Set down exactly the lines from the one with "Generate a Python" to the one with "W, H = 1037, 889", both included, and no line outside that range.

━━━━

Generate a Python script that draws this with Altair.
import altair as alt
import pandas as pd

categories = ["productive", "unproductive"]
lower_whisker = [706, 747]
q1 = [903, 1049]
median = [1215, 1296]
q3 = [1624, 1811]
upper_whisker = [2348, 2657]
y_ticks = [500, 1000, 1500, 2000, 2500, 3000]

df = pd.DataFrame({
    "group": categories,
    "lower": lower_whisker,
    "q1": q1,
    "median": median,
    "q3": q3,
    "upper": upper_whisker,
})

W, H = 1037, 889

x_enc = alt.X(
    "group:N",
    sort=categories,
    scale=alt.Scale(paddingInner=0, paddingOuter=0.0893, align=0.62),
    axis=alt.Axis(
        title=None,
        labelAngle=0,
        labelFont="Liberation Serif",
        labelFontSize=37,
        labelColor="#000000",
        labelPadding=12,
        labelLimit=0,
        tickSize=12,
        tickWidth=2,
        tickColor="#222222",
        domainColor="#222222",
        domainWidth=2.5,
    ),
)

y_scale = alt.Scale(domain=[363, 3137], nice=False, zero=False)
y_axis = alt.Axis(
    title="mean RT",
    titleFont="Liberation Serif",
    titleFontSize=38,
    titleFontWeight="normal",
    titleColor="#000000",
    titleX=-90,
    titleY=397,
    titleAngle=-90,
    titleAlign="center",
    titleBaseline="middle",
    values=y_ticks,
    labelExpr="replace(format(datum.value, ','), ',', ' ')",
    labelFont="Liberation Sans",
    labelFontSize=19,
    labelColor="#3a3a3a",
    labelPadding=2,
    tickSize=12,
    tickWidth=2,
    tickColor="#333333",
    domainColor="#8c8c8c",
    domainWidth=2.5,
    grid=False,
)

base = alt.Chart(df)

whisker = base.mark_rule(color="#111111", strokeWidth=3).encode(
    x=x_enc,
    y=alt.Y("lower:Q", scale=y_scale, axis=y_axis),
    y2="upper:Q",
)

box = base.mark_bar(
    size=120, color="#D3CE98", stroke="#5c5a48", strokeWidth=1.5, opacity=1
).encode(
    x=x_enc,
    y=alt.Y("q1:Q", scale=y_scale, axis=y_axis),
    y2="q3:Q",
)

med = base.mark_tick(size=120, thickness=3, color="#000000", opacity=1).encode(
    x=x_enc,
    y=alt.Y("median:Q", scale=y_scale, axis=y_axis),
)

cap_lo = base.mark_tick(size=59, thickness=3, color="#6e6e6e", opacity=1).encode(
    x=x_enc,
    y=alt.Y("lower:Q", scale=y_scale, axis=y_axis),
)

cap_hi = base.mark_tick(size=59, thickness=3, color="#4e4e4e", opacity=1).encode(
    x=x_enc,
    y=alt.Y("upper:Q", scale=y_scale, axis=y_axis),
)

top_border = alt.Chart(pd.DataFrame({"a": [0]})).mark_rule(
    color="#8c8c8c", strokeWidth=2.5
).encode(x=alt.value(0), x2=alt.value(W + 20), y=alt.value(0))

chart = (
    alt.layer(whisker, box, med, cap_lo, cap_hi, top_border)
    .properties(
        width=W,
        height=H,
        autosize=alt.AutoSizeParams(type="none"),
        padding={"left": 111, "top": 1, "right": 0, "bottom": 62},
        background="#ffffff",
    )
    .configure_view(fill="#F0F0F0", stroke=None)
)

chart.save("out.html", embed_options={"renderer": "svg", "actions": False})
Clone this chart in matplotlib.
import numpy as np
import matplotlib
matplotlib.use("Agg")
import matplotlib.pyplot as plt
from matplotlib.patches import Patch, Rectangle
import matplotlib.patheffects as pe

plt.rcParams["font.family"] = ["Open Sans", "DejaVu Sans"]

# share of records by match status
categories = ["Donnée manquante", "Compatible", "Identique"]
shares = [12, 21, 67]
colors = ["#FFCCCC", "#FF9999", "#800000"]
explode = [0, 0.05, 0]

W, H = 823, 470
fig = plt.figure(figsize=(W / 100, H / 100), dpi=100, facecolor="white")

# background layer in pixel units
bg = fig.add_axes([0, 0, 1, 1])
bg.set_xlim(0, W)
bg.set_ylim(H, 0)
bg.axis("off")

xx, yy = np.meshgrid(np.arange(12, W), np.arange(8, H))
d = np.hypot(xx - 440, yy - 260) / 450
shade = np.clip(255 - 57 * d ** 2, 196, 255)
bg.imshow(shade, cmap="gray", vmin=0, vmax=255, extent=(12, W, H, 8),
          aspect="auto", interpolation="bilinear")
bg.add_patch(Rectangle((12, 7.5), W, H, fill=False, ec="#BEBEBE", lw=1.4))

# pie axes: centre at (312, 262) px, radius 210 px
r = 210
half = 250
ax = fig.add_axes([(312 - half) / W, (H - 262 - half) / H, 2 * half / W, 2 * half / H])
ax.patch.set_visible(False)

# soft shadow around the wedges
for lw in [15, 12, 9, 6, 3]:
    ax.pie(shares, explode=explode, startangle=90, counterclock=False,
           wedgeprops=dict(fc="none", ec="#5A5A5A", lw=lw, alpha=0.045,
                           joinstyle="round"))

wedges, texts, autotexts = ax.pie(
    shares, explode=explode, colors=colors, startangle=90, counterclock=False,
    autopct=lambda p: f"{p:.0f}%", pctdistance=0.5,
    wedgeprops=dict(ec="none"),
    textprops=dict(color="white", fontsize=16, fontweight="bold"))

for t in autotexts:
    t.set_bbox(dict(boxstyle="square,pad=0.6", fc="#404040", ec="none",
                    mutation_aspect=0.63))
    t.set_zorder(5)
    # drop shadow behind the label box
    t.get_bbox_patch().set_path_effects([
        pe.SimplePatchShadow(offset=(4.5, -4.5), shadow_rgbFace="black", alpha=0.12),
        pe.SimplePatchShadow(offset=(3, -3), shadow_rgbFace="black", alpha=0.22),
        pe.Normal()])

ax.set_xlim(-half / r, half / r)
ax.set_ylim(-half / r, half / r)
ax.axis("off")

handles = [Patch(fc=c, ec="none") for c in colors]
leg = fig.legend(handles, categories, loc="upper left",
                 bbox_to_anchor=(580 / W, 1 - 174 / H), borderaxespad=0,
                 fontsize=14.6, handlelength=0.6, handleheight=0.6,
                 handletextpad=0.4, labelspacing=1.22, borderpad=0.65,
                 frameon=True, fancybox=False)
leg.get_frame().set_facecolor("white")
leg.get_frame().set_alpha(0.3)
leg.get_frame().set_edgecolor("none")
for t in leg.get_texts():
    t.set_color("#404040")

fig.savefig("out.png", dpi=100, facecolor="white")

━━━━

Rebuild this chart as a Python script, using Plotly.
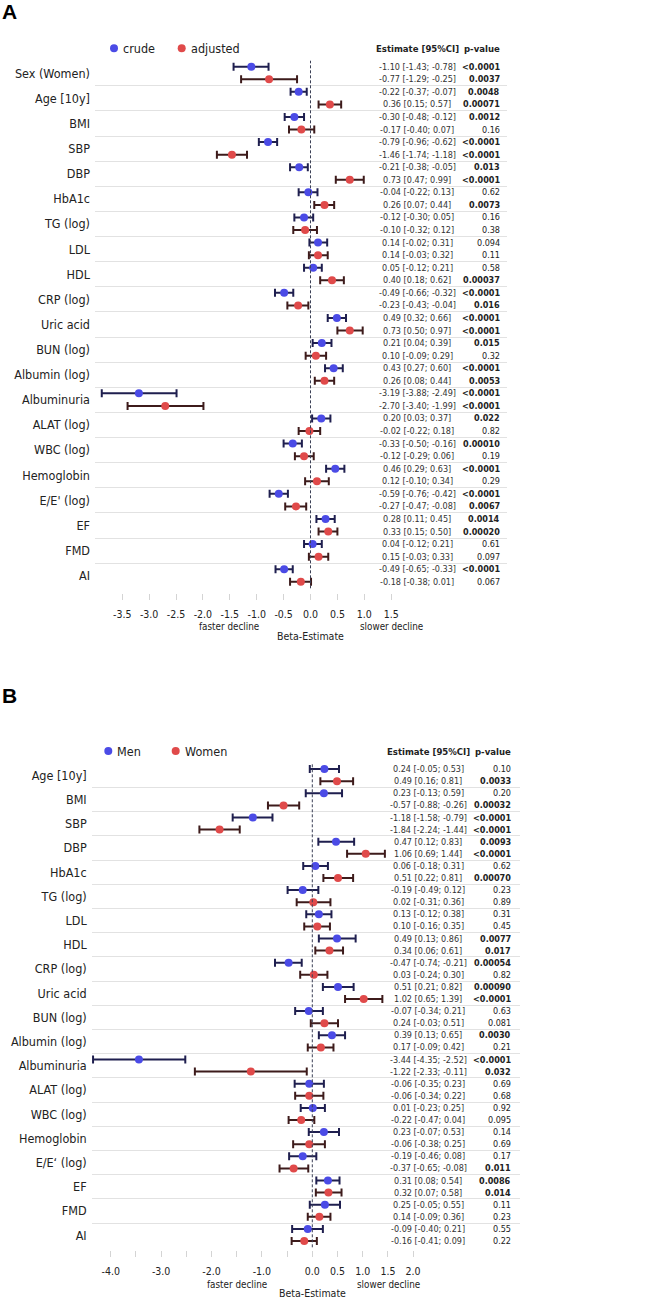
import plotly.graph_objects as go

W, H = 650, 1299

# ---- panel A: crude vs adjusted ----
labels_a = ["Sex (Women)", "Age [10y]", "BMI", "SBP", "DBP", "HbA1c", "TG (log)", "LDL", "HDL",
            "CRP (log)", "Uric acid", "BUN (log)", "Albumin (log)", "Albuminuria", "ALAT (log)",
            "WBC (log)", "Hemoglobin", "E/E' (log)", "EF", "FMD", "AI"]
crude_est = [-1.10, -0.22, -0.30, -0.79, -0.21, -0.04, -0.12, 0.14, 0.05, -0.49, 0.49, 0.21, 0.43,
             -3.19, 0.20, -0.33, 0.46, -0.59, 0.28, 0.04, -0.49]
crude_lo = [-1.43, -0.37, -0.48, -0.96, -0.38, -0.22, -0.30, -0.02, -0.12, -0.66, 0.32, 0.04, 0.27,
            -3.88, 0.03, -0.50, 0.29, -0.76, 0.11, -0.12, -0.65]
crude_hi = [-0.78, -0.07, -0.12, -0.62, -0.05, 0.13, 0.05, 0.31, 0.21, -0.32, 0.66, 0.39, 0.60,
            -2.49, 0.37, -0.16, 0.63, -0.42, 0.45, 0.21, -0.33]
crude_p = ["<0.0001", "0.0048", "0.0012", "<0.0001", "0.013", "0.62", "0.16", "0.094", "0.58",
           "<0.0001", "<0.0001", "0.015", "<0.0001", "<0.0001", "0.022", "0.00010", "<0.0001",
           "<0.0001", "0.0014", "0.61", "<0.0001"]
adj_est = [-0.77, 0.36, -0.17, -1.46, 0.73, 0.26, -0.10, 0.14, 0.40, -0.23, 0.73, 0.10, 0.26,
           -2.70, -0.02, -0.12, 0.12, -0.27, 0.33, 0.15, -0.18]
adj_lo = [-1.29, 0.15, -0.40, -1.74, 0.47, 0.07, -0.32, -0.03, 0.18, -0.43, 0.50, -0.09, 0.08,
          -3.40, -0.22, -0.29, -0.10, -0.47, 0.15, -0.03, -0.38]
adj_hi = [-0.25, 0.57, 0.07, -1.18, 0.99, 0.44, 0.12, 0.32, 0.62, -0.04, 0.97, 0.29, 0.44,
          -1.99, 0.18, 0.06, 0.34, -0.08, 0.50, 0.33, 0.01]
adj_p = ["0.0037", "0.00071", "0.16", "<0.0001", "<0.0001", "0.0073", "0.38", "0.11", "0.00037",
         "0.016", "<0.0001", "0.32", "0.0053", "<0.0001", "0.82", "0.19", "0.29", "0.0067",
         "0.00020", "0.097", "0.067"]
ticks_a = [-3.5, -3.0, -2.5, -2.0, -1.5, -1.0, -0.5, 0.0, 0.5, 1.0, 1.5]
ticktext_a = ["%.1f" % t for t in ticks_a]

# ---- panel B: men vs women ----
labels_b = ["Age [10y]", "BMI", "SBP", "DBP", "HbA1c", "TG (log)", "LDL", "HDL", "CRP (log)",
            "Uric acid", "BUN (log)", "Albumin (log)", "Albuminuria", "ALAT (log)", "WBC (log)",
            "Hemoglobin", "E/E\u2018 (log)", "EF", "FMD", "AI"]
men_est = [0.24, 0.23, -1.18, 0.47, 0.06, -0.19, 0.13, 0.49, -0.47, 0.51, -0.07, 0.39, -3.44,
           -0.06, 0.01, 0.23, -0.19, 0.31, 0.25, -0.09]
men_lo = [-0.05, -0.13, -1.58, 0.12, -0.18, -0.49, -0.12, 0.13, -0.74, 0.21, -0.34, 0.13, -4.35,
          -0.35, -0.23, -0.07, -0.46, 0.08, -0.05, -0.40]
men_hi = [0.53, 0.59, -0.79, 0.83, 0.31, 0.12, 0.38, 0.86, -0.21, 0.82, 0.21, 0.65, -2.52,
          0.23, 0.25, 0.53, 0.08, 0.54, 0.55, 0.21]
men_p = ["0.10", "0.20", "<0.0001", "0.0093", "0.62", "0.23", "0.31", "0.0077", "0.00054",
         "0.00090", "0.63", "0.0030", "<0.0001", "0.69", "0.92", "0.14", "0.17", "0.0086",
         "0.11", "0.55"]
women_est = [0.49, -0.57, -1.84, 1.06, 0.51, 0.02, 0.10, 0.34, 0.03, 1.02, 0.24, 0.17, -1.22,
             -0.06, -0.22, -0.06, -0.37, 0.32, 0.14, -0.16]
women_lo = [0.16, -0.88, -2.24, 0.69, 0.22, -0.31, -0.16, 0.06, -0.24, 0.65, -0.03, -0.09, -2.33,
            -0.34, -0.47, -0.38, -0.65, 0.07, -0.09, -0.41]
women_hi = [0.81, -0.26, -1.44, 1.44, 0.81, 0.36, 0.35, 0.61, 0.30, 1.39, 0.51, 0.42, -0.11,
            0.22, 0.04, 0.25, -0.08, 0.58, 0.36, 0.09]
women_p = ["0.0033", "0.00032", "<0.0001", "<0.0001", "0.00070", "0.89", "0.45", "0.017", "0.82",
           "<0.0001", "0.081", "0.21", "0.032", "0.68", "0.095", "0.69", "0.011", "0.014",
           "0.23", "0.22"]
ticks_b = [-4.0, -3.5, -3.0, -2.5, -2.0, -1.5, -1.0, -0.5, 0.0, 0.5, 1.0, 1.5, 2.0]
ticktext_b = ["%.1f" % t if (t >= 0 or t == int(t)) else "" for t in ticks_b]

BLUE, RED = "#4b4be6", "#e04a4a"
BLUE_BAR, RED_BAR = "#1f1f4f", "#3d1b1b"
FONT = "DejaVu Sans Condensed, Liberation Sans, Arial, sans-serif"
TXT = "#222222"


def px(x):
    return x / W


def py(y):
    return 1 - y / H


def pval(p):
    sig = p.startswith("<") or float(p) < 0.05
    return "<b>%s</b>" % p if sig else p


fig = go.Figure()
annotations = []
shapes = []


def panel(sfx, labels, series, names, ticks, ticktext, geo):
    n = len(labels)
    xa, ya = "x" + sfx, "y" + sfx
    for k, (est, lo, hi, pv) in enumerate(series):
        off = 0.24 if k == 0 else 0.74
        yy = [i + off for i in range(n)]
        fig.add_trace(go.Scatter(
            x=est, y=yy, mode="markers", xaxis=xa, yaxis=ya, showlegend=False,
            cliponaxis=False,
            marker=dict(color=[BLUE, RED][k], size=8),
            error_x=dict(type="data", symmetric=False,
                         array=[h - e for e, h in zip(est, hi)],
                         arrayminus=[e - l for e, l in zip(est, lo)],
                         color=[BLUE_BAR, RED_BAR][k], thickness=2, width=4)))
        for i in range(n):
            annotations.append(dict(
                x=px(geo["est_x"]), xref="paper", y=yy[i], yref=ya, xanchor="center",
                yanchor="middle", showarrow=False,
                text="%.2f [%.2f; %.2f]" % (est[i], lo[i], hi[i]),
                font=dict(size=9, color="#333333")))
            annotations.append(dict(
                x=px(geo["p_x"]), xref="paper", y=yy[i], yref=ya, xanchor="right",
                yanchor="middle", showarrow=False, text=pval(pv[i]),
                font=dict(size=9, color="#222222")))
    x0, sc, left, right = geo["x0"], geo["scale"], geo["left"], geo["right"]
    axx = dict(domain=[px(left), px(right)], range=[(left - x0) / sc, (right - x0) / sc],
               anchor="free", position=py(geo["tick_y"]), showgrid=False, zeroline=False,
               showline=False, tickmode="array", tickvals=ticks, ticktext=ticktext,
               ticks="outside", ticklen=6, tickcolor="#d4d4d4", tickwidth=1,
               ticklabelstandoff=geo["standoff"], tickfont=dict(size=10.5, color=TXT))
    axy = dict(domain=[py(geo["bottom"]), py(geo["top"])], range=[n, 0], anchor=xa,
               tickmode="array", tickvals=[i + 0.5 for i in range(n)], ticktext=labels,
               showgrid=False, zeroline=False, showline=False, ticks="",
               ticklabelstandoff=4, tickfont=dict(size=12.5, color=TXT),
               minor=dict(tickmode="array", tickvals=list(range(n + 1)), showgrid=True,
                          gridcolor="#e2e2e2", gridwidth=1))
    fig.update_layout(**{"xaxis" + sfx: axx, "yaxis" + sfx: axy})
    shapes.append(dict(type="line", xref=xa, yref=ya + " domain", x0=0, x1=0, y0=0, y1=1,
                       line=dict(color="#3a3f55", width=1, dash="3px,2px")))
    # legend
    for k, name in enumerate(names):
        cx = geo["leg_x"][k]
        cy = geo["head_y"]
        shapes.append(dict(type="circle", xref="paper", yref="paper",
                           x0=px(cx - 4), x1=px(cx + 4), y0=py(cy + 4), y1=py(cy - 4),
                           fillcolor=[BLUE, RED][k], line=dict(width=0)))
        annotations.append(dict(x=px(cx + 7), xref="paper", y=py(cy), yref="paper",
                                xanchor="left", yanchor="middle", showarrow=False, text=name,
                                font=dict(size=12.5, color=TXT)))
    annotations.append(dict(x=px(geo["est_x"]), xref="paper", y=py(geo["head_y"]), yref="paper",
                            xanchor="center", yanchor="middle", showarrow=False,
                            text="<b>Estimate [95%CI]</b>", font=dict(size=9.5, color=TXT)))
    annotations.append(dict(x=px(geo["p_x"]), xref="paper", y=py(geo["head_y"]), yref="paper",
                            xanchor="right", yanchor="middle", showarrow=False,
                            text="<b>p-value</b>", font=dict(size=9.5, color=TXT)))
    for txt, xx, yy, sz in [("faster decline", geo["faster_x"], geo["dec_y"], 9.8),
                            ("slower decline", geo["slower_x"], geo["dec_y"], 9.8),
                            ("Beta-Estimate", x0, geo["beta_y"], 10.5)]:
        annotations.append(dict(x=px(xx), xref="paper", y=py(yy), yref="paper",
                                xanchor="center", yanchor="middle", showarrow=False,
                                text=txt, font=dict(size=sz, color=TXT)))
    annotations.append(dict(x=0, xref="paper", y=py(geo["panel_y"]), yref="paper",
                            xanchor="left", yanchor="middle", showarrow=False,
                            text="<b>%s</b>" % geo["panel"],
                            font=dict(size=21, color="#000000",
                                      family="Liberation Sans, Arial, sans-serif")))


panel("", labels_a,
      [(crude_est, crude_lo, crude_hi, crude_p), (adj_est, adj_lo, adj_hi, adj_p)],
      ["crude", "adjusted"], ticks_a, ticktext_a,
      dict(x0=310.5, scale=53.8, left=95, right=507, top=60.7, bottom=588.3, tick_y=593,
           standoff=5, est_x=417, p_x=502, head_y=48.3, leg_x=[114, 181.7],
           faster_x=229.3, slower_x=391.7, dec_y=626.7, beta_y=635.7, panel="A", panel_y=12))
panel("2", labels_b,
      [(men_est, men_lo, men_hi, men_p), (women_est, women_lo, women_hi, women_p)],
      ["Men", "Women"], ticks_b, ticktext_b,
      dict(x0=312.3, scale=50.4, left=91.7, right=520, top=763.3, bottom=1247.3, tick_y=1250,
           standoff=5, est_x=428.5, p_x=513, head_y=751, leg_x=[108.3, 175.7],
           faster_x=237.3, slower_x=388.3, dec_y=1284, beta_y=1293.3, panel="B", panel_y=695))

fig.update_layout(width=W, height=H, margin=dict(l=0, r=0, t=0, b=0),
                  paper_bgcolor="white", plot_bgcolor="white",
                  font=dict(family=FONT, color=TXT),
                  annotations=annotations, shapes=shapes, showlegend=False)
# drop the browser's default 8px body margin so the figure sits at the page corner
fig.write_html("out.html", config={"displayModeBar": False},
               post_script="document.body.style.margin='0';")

━━━━

> **OUTPUT OF THE TASK**:
Generate a Python script that draws this with Altair.
import altair as alt
import pandas as pd

categories = ["productive", "unproductive"]
lower_whisker = [706, 747]
q1 = [903, 1049]
median = [1215, 1296]
q3 = [1624, 1811]
upper_whisker = [2348, 2657]
y_ticks = [500, 1000, 1500, 2000, 2500, 3000]

df = pd.DataFrame({
    "group": categories,
    "lower": lower_whisker,
    "q1": q1,
    "median": median,
    "q3": q3,
    "upper": upper_whisker,
})

W, H = 1037, 889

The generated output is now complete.